(begin)
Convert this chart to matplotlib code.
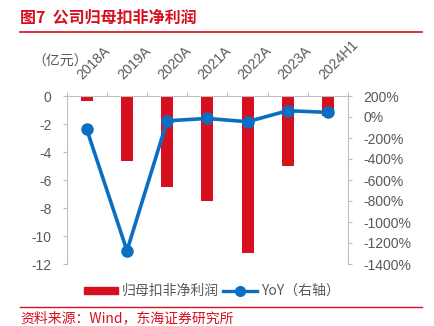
import matplotlib
matplotlib.use("Agg")
import matplotlib.pyplot as plt
from matplotlib.lines import Line2D
from matplotlib.patches import Patch
import numpy as np

plt.rcParams['font.family'] = ['Liberation Sans', 'Noto Sans CJK SC', 'DejaVu Sans']
CJK = ['Noto Sans CJK SC', 'DejaVu Sans']

categories = ["2018A", "2019A", "2020A", "2021A", "2022A", "2023A", "2024H1"]
profit = [-0.33, -4.66, -6.51, -7.51, -11.24, -5.0, -1.41]
yoy = [-119, -1273, -36, -14, -45, 60, 44]
left_ticks = [0, -2, -4, -6, -8, -10, -12]
right_ticks = [200, 0, -200, -400, -600, -800, -1000, -1200, -1400]

RED = "#d7101f"
BLUE = "#0a6fc2"
GRAY = "#bfbfbf"
TXT = "#595959"

fig = plt.figure(figsize=(4.34, 3.26), dpi=100)
ax = fig.add_axes([66.7/434, (326-264)/326, (348-66.7)/434, (264-96)/326])
x = np.arange(len(categories))
ax.bar(x, profit, width=0.3, color=RED, zorder=2)
ax.set_xlim(-0.5, len(categories)-0.5)
ax.set_ylim(-12, 0)
ax.set_yticks(left_ticks)
ax.set_yticklabels([str(v) for v in left_ticks])
ax.tick_params(axis='y', colors=GRAY, labelcolor=TXT, labelsize=10, length=3, width=0.8,
               direction='out', pad=8)
for s in ['right', 'bottom']:
    ax.spines[s].set_visible(False)
ax.spines['left'].set_color(GRAY)
ax.spines['top'].set_color(GRAY)
ax.spines['top'].set_position(('data', 0))
ax.xaxis.set_ticks_position('top')
ax.set_xticks(np.arange(-0.5, len(categories), 1.0), minor=False)
ax.set_xticklabels([])
ax.tick_params(axis='x', colors=GRAY, length=3, width=0.8, direction='out')
for i, c in enumerate(categories):
    ax.text(i - 0.05, 1.08, c, transform=ax.get_xaxis_transform(), rotation=45,
            ha='left', va='bottom', fontsize=10, color=TXT, rotation_mode='anchor')

ax2 = ax.twinx()
ax2.plot(x, yoy, color=BLUE, lw=2.6, marker='o', ms=8, zorder=3)
ax2.set_ylim(-1400, 200)
ax2.set_yticks(right_ticks)
ax2.set_yticklabels([f"{v}%" for v in right_ticks])
ax2.tick_params(axis='y', colors=GRAY, labelcolor=TXT, labelsize=10, length=3, width=0.8, pad=8)
for s in ['left', 'top', 'bottom']:
    ax2.spines[s].set_visible(False)
ax2.spines['right'].set_color(GRAY)

fig.text(60/434, 1-62/326, "（亿元）", fontsize=10, color=TXT, ha='center', va='center', family=CJK)

# title
fig.text(20/434, 1-18/326, "图7  公司归母扣非净利润", fontsize=11.5, color=RED, weight='bold',
         ha='left', va='center', family=CJK)
fig.add_artist(Line2D([20/434, 422/434], [1-32/326, 1-32/326], color=RED, lw=1.2))
fig.add_artist(Line2D([20/434, 422/434], [1-307/326, 1-307/326], color=RED, lw=1.0))
fig.text(20/434, 1-318/326, "资料来源：Wind，东海证券研究所", fontsize=10, color=RED,
         ha='left', va='center', family=CJK)

handles = [Patch(color=RED), Line2D([0], [0], color=BLUE, lw=2.4, marker='o', ms=7)]
fig.legend(handles, ["归母扣非净利润", "YoY（右轴）"], loc='center', bbox_to_anchor=(212/434, 1-291/326),
           ncol=2, frameon=False, prop={'family': CJK, 'size': 10}, labelcolor=TXT,
           handlelength=2.4, handletextpad=0.3, columnspacing=0.3, handleheight=0.4)

fig.savefig("out.png", dpi=100)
(end)
Task to carry out: From the listing, extract all text exactly as given and drop any picture.

Finished task:
Convert this chart to matplotlib code.
import matplotlib
matplotlib.use("Agg")
import matplotlib.pyplot as plt
from matplotlib.lines import Line2D
from matplotlib.patches import Patch
import numpy as np

plt.rcParams['font.family'] = ['Liberation Sans', 'Noto Sans CJK SC', 'DejaVu Sans']
CJK = ['Noto Sans CJK SC', 'DejaVu Sans']

categories = ["2018A", "2019A", "2020A", "2021A", "2022A", "2023A", "2024H1"]
profit = [-0.33, -4.66, -6.51, -7.51, -11.24, -5.0, -1.41]
yoy = [-119, -1273, -36, -14, -45, 60, 44]
left_ticks = [0, -2, -4, -6, -8, -10, -12]
right_ticks = [200, 0, -200, -400, -600, -800, -1000, -1200, -1400]

RED = "#d7101f"
BLUE = "#0a6fc2"
GRAY = "#bfbfbf"
TXT = "#595959"

fig = plt.figure(figsize=(4.34, 3.26), dpi=100)
ax = fig.add_axes([66.7/434, (326-264)/326, (348-66.7)/434, (264-96)/326])
x = np.arange(len(categories))
ax.bar(x, profit, width=0.3, color=RED, zorder=2)
ax.set_xlim(-0.5, len(categories)-0.5)
ax.set_ylim(-12, 0)
ax.set_yticks(left_ticks)
ax.set_yticklabels([str(v) for v in left_ticks])
ax.tick_params(axis='y', colors=GRAY, labelcolor=TXT, labelsize=10, length=3, width=0.8,
               direction='out', pad=8)
for s in ['right', 'bottom']:
    ax.spines[s].set_visible(False)
ax.spines['left'].set_color(GRAY)
ax.spines['top'].set_color(GRAY)
ax.spines['top'].set_position(('data', 0))
ax.xaxis.set_ticks_position('top')
ax.set_xticks(np.arange(-0.5, len(categories), 1.0), minor=False)
ax.set_xticklabels([])
ax.tick_params(axis='x', colors=GRAY, length=3, width=0.8, direction='out')
for i, c in enumerate(categories):
    ax.text(i - 0.05, 1.08, c, transform=ax.get_xaxis_transform(), rotation=45,
            ha='left', va='bottom', fontsize=10, color=TXT, rotation_mode='anchor')

ax2 = ax.twinx()
ax2.plot(x, yoy, color=BLUE, lw=2.6, marker='o', ms=8, zorder=3)
ax2.set_ylim(-1400, 200)
ax2.set_yticks(right_ticks)
ax2.set_yticklabels([f"{v}%" for v in right_ticks])
ax2.tick_params(axis='y', colors=GRAY, labelcolor=TXT, labelsize=10, length=3, width=0.8, pad=8)
for s in ['left', 'top', 'bottom']:
    ax2.spines[s].set_visible(False)
ax2.spines['right'].set_color(GRAY)

fig.text(60/434, 1-62/326, "（亿元）", fontsize=10, color=TXT, ha='center', va='center', family=CJK)

# title
fig.text(20/434, 1-18/326, "图7  公司归母扣非净利润", fontsize=11.5, color=RED, weight='bold',
         ha='left', va='center', family=CJK)
fig.add_artist(Line2D([20/434, 422/434], [1-32/326, 1-32/326], color=RED, lw=1.2))
fig.add_artist(Line2D([20/434, 422/434], [1-307/326, 1-307/326], color=RED, lw=1.0))
fig.text(20/434, 1-318/326, "资料来源：Wind，东海证券研究所", fontsize=10, color=RED,
         ha='left', va='center', family=CJK)

handles = [Patch(color=RED), Line2D([0], [0], color=BLUE, lw=2.4, marker='o', ms=7)]
fig.legend(handles, ["归母扣非净利润", "YoY（右轴）"], loc='center', bbox_to_anchor=(212/434, 1-291/326),
           ncol=2, frameon=False, prop={'family': CJK, 'size': 10}, labelcolor=TXT,
           handlelength=2.4, handletextpad=0.3, columnspacing=0.3, handleheight=0.4)

fig.savefig("out.png", dpi=100)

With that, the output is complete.